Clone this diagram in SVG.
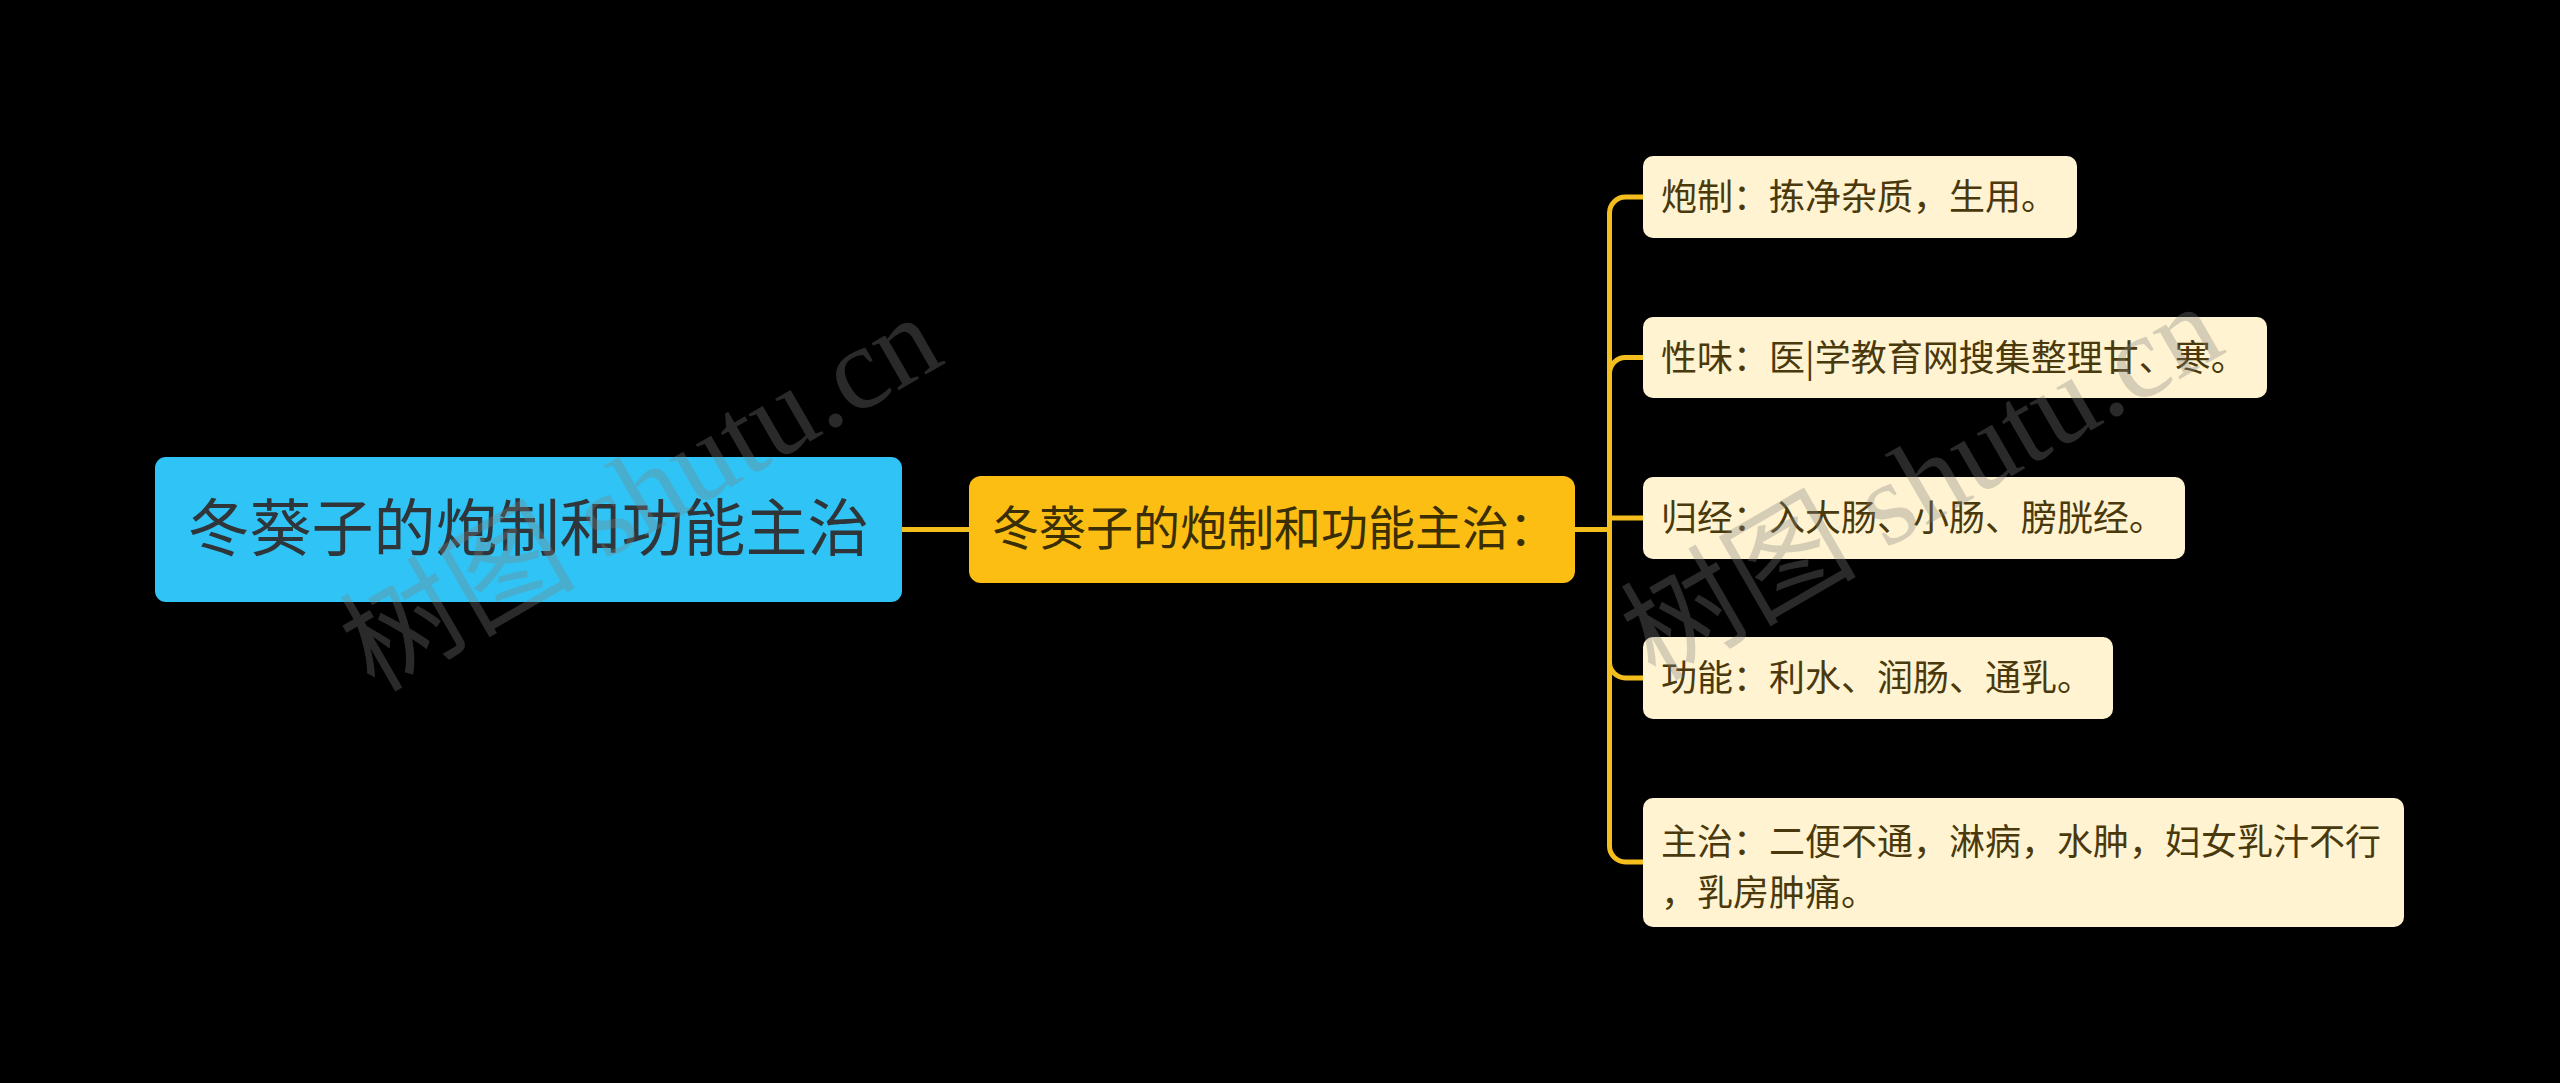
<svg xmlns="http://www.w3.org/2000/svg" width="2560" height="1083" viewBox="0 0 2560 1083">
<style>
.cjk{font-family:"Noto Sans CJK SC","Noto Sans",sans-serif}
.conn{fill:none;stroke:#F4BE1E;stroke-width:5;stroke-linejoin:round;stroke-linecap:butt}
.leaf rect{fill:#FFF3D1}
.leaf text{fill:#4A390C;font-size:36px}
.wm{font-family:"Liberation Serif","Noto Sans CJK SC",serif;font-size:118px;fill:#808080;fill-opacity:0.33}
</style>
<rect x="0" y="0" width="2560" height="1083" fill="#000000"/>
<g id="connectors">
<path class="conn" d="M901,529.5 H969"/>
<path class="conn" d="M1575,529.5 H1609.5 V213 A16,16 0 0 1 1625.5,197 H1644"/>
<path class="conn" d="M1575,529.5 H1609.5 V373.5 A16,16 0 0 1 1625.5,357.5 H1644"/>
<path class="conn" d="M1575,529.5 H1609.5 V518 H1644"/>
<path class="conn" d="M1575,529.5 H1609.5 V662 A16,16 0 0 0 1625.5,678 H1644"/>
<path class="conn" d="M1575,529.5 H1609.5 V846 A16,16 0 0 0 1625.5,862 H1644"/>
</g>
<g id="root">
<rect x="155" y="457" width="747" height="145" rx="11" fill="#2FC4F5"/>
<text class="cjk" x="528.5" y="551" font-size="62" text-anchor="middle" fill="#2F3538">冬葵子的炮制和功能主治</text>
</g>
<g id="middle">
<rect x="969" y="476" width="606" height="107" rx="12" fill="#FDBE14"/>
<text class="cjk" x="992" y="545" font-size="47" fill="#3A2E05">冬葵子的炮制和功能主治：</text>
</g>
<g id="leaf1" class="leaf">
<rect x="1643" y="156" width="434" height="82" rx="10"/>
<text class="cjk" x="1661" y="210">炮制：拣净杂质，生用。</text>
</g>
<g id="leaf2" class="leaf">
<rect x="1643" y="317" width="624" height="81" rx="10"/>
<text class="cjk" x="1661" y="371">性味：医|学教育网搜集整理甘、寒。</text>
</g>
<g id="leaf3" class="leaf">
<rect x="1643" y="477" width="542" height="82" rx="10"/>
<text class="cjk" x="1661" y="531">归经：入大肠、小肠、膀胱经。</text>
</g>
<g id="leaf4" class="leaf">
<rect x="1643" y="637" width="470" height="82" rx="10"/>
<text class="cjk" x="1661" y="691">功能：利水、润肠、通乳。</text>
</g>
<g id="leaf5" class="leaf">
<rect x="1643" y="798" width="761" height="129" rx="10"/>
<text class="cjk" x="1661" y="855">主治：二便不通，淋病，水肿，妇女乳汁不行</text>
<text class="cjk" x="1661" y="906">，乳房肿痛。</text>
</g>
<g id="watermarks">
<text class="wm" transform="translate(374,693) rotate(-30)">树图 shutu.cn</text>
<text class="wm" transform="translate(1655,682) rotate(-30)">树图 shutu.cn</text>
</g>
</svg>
============
Problem details: Repeat all of the data above word for word, minus the pictures.

Full answer:
Clone this diagram in SVG.
<svg xmlns="http://www.w3.org/2000/svg" width="2560" height="1083" viewBox="0 0 2560 1083">
<style>
.cjk{font-family:"Noto Sans CJK SC","Noto Sans",sans-serif}
.conn{fill:none;stroke:#F4BE1E;stroke-width:5;stroke-linejoin:round;stroke-linecap:butt}
.leaf rect{fill:#FFF3D1}
.leaf text{fill:#4A390C;font-size:36px}
.wm{font-family:"Liberation Serif","Noto Sans CJK SC",serif;font-size:118px;fill:#808080;fill-opacity:0.33}
</style>
<rect x="0" y="0" width="2560" height="1083" fill="#000000"/>
<g id="connectors">
<path class="conn" d="M901,529.5 H969"/>
<path class="conn" d="M1575,529.5 H1609.5 V213 A16,16 0 0 1 1625.5,197 H1644"/>
<path class="conn" d="M1575,529.5 H1609.5 V373.5 A16,16 0 0 1 1625.5,357.5 H1644"/>
<path class="conn" d="M1575,529.5 H1609.5 V518 H1644"/>
<path class="conn" d="M1575,529.5 H1609.5 V662 A16,16 0 0 0 1625.5,678 H1644"/>
<path class="conn" d="M1575,529.5 H1609.5 V846 A16,16 0 0 0 1625.5,862 H1644"/>
</g>
<g id="root">
<rect x="155" y="457" width="747" height="145" rx="11" fill="#2FC4F5"/>
<text class="cjk" x="528.5" y="551" font-size="62" text-anchor="middle" fill="#2F3538">冬葵子的炮制和功能主治</text>
</g>
<g id="middle">
<rect x="969" y="476" width="606" height="107" rx="12" fill="#FDBE14"/>
<text class="cjk" x="992" y="545" font-size="47" fill="#3A2E05">冬葵子的炮制和功能主治：</text>
</g>
<g id="leaf1" class="leaf">
<rect x="1643" y="156" width="434" height="82" rx="10"/>
<text class="cjk" x="1661" y="210">炮制：拣净杂质，生用。</text>
</g>
<g id="leaf2" class="leaf">
<rect x="1643" y="317" width="624" height="81" rx="10"/>
<text class="cjk" x="1661" y="371">性味：医|学教育网搜集整理甘、寒。</text>
</g>
<g id="leaf3" class="leaf">
<rect x="1643" y="477" width="542" height="82" rx="10"/>
<text class="cjk" x="1661" y="531">归经：入大肠、小肠、膀胱经。</text>
</g>
<g id="leaf4" class="leaf">
<rect x="1643" y="637" width="470" height="82" rx="10"/>
<text class="cjk" x="1661" y="691">功能：利水、润肠、通乳。</text>
</g>
<g id="leaf5" class="leaf">
<rect x="1643" y="798" width="761" height="129" rx="10"/>
<text class="cjk" x="1661" y="855">主治：二便不通，淋病，水肿，妇女乳汁不行</text>
<text class="cjk" x="1661" y="906">，乳房肿痛。</text>
</g>
<g id="watermarks">
<text class="wm" transform="translate(374,693) rotate(-30)">树图 shutu.cn</text>
<text class="wm" transform="translate(1655,682) rotate(-30)">树图 shutu.cn</text>
</g>
</svg>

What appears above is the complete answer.